**Instructions for the task**
Please give back word for word the lines below, from the first one through the one with "and +(6,-7) .. (af0.north);".

**Given information**
※

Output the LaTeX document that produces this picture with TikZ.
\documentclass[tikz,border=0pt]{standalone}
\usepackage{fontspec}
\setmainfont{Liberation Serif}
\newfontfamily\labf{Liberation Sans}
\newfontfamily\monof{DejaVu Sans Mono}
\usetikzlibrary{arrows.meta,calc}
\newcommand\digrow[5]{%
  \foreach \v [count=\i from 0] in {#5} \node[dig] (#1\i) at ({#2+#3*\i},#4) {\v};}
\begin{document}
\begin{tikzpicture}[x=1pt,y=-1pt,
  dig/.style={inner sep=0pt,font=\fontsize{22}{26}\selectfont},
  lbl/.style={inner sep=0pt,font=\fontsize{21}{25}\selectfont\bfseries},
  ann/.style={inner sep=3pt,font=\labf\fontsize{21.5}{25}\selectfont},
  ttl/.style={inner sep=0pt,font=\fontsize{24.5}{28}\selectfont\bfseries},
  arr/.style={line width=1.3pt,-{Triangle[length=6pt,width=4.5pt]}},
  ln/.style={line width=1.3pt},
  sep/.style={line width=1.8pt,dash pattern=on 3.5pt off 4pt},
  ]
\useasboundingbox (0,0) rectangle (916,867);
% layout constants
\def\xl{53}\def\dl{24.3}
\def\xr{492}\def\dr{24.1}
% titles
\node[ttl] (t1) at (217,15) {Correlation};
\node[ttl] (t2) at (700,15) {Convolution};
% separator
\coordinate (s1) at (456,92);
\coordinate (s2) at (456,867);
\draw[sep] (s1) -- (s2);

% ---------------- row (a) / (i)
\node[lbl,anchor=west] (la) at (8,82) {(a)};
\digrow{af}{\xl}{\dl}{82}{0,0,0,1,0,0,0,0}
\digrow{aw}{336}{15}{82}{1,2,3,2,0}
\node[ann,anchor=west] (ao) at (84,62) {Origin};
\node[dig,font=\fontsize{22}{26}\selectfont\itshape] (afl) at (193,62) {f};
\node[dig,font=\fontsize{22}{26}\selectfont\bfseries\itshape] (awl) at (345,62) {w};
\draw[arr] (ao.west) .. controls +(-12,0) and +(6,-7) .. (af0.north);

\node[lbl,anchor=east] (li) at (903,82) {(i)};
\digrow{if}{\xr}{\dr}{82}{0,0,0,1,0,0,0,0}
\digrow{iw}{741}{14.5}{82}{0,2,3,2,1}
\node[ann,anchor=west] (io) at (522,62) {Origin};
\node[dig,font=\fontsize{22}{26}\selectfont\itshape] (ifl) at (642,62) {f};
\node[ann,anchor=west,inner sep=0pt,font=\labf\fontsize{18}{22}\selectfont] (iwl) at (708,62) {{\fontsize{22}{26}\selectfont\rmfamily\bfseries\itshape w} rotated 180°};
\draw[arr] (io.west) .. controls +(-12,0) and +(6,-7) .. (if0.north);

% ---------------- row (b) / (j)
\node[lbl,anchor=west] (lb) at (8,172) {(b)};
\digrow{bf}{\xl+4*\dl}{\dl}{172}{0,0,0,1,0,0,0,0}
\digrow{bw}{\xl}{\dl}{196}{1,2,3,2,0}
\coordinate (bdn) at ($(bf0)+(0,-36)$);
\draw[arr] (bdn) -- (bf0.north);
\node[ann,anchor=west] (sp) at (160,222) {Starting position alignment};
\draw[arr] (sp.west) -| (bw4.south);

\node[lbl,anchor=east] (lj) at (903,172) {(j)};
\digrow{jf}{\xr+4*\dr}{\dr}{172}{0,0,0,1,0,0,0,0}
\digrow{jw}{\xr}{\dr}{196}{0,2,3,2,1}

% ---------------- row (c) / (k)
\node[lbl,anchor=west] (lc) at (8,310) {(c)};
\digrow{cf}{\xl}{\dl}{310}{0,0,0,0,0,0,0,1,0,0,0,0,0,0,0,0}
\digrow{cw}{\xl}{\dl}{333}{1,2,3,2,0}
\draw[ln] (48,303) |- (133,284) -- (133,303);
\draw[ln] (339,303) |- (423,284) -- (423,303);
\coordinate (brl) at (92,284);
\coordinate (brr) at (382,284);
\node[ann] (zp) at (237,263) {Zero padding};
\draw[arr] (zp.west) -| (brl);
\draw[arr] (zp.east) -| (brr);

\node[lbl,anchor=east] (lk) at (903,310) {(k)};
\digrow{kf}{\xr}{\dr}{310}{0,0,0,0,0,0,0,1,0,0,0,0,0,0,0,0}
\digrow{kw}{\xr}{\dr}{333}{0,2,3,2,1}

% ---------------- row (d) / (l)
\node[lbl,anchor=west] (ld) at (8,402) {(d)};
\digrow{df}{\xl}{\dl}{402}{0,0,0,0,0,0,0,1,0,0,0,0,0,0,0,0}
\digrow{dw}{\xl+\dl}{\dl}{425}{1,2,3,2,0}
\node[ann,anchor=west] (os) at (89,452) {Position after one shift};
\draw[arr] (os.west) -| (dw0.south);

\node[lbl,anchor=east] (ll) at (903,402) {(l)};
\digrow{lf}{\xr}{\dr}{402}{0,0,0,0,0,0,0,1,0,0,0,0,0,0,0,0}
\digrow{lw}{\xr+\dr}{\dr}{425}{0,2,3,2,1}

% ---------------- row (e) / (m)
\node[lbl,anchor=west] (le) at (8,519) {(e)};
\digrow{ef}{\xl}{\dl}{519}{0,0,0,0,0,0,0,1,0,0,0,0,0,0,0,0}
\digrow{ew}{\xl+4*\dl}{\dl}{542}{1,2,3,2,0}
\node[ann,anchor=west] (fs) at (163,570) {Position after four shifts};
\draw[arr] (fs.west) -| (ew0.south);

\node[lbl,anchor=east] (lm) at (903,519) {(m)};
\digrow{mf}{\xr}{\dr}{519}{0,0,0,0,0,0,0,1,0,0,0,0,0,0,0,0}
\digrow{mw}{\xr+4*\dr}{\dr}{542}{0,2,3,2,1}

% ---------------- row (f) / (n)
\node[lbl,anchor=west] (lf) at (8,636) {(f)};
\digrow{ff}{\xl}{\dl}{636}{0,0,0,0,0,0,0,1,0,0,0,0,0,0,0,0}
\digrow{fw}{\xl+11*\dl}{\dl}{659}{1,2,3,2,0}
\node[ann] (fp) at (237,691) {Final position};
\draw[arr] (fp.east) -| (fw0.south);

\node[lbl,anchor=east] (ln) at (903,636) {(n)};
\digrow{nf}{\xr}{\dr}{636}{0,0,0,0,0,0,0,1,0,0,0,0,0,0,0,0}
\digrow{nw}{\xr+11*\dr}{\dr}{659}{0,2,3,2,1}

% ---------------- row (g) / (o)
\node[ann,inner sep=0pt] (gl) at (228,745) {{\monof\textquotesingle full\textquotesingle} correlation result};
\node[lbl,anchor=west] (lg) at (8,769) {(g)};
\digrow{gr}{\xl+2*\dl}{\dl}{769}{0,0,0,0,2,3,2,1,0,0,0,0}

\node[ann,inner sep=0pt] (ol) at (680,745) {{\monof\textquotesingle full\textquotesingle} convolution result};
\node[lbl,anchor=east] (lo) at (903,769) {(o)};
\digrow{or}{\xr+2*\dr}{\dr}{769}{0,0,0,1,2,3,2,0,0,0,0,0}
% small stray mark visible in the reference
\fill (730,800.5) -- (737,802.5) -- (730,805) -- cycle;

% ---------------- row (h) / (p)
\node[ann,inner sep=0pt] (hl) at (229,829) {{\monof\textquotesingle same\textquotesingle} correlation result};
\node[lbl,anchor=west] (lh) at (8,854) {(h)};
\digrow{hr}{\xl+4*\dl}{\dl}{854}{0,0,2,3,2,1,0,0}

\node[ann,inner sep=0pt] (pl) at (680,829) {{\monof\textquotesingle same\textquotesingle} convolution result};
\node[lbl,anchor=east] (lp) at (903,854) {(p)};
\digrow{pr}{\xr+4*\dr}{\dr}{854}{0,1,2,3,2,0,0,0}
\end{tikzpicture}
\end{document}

※

**Exercise response**
Output the LaTeX document that produces this picture with TikZ.
\documentclass[tikz,border=0pt]{standalone}
\usepackage{fontspec}
\setmainfont{Liberation Serif}
\newfontfamily\labf{Liberation Sans}
\newfontfamily\monof{DejaVu Sans Mono}
\usetikzlibrary{arrows.meta,calc}
\newcommand\digrow[5]{%
  \foreach \v [count=\i from 0] in {#5} \node[dig] (#1\i) at ({#2+#3*\i},#4) {\v};}
\begin{document}
\begin{tikzpicture}[x=1pt,y=-1pt,
  dig/.style={inner sep=0pt,font=\fontsize{22}{26}\selectfont},
  lbl/.style={inner sep=0pt,font=\fontsize{21}{25}\selectfont\bfseries},
  ann/.style={inner sep=3pt,font=\labf\fontsize{21.5}{25}\selectfont},
  ttl/.style={inner sep=0pt,font=\fontsize{24.5}{28}\selectfont\bfseries},
  arr/.style={line width=1.3pt,-{Triangle[length=6pt,width=4.5pt]}},
  ln/.style={line width=1.3pt},
  sep/.style={line width=1.8pt,dash pattern=on 3.5pt off 4pt},
  ]
\useasboundingbox (0,0) rectangle (916,867);
% layout constants
\def\xl{53}\def\dl{24.3}
\def\xr{492}\def\dr{24.1}
% titles
\node[ttl] (t1) at (217,15) {Correlation};
\node[ttl] (t2) at (700,15) {Convolution};
% separator
\coordinate (s1) at (456,92);
\coordinate (s2) at (456,867);
\draw[sep] (s1) -- (s2);

% ---------------- row (a) / (i)
\node[lbl,anchor=west] (la) at (8,82) {(a)};
\digrow{af}{\xl}{\dl}{82}{0,0,0,1,0,0,0,0}
\digrow{aw}{336}{15}{82}{1,2,3,2,0}
\node[ann,anchor=west] (ao) at (84,62) {Origin};
\node[dig,font=\fontsize{22}{26}\selectfont\itshape] (afl) at (193,62) {f};
\node[dig,font=\fontsize{22}{26}\selectfont\bfseries\itshape] (awl) at (345,62) {w};
\draw[arr] (ao.west) .. controls +(-12,0) and +(6,-7) .. (af0.north);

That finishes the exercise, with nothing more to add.